=== To be done ===
How does the data below read from its first line through the line containing "W, H, DPI = 1093, 1497, 100"? Print those lines exactly.
****************
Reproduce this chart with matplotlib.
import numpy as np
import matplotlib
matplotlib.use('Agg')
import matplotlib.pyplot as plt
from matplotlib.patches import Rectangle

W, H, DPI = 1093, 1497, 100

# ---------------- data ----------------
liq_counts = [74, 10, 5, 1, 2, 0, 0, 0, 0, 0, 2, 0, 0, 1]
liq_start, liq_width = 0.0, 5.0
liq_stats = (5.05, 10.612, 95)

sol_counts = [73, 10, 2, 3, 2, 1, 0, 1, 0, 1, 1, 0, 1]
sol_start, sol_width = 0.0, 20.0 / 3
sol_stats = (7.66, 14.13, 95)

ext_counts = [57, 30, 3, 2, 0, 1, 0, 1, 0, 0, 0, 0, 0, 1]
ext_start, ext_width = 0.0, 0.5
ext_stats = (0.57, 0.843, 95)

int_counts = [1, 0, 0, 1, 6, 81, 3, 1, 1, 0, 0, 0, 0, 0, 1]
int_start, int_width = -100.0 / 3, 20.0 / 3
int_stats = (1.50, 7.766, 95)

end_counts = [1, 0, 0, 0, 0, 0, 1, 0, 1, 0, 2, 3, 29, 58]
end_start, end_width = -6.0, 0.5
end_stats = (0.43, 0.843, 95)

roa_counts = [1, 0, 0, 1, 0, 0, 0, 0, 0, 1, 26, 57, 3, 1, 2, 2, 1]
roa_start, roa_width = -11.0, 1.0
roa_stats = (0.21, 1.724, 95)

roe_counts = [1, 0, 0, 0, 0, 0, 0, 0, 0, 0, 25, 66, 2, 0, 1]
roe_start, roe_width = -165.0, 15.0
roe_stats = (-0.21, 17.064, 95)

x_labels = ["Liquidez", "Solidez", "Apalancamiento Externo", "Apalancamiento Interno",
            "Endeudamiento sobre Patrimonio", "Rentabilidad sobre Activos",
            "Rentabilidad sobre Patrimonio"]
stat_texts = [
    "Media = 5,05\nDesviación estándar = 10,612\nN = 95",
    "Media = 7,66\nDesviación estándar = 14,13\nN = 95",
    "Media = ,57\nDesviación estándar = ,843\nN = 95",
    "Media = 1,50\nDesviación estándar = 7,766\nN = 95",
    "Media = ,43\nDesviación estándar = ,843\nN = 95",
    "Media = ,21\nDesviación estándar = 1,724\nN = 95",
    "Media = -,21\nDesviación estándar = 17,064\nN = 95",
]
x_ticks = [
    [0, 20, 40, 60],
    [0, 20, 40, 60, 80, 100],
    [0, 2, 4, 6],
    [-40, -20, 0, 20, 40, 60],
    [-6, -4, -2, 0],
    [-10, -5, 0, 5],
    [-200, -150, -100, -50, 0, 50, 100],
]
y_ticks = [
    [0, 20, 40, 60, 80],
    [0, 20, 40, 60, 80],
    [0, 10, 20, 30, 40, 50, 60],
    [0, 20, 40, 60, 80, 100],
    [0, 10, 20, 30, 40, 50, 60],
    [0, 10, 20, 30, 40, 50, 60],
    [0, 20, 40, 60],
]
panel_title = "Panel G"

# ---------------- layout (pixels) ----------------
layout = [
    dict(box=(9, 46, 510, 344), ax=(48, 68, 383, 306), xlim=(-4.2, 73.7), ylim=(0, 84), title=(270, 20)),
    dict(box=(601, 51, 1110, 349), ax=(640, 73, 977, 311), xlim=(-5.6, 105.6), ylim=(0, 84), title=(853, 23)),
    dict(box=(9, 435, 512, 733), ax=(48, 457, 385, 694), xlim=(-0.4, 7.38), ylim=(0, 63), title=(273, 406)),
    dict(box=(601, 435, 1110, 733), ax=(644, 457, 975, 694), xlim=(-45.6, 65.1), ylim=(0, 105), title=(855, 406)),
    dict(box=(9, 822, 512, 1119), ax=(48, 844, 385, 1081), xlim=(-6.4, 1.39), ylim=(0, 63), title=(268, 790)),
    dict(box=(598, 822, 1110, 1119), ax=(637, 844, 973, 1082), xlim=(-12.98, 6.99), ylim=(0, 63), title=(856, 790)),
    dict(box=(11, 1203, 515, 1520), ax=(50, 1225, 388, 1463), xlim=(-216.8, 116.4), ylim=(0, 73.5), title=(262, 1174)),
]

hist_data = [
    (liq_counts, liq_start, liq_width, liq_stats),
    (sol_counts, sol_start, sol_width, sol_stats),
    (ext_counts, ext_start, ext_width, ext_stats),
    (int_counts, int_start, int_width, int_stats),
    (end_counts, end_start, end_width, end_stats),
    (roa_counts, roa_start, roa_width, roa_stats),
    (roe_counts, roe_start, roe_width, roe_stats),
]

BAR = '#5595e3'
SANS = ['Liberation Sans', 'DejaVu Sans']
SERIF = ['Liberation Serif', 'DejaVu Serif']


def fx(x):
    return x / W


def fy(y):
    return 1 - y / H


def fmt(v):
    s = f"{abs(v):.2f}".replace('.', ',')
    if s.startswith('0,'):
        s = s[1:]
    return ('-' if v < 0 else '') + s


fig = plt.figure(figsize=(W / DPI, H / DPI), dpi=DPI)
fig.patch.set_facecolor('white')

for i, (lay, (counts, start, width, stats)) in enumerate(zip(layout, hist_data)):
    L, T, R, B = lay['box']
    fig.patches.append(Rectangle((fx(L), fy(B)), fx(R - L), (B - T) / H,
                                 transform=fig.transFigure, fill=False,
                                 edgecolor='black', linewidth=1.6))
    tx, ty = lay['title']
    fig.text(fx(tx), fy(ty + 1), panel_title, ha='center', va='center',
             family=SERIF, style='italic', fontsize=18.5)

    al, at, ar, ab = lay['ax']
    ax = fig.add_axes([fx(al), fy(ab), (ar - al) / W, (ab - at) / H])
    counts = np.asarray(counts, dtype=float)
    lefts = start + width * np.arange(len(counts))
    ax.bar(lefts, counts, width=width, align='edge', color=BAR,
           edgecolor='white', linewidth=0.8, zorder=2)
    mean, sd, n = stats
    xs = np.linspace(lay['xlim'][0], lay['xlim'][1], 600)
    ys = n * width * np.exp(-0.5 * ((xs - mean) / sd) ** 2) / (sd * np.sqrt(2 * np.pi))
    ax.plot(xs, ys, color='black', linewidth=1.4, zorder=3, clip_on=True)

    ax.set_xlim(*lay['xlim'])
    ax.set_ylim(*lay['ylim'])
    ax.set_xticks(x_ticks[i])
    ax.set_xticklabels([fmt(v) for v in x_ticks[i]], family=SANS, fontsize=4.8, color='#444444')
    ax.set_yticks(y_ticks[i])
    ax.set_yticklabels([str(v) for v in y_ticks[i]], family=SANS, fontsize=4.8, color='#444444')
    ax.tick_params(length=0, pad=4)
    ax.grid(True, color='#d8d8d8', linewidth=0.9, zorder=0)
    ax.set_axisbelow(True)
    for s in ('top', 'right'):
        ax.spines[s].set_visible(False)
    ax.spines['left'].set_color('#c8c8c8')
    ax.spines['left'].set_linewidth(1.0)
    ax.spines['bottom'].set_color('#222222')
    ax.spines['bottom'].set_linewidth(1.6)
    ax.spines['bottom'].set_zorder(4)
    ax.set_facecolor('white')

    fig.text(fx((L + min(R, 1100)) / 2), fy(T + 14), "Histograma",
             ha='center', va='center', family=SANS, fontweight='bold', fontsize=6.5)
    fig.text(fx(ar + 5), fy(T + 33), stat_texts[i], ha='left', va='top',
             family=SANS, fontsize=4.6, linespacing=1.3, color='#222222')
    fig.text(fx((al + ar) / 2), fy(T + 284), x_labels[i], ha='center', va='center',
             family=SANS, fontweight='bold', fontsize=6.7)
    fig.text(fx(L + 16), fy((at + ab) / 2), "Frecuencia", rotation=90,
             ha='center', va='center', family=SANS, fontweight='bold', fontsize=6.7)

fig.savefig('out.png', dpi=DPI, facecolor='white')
****************
=== Reply ===
Reproduce this chart with matplotlib.
import numpy as np
import matplotlib
matplotlib.use('Agg')
import matplotlib.pyplot as plt
from matplotlib.patches import Rectangle

W, H, DPI = 1093, 1497, 100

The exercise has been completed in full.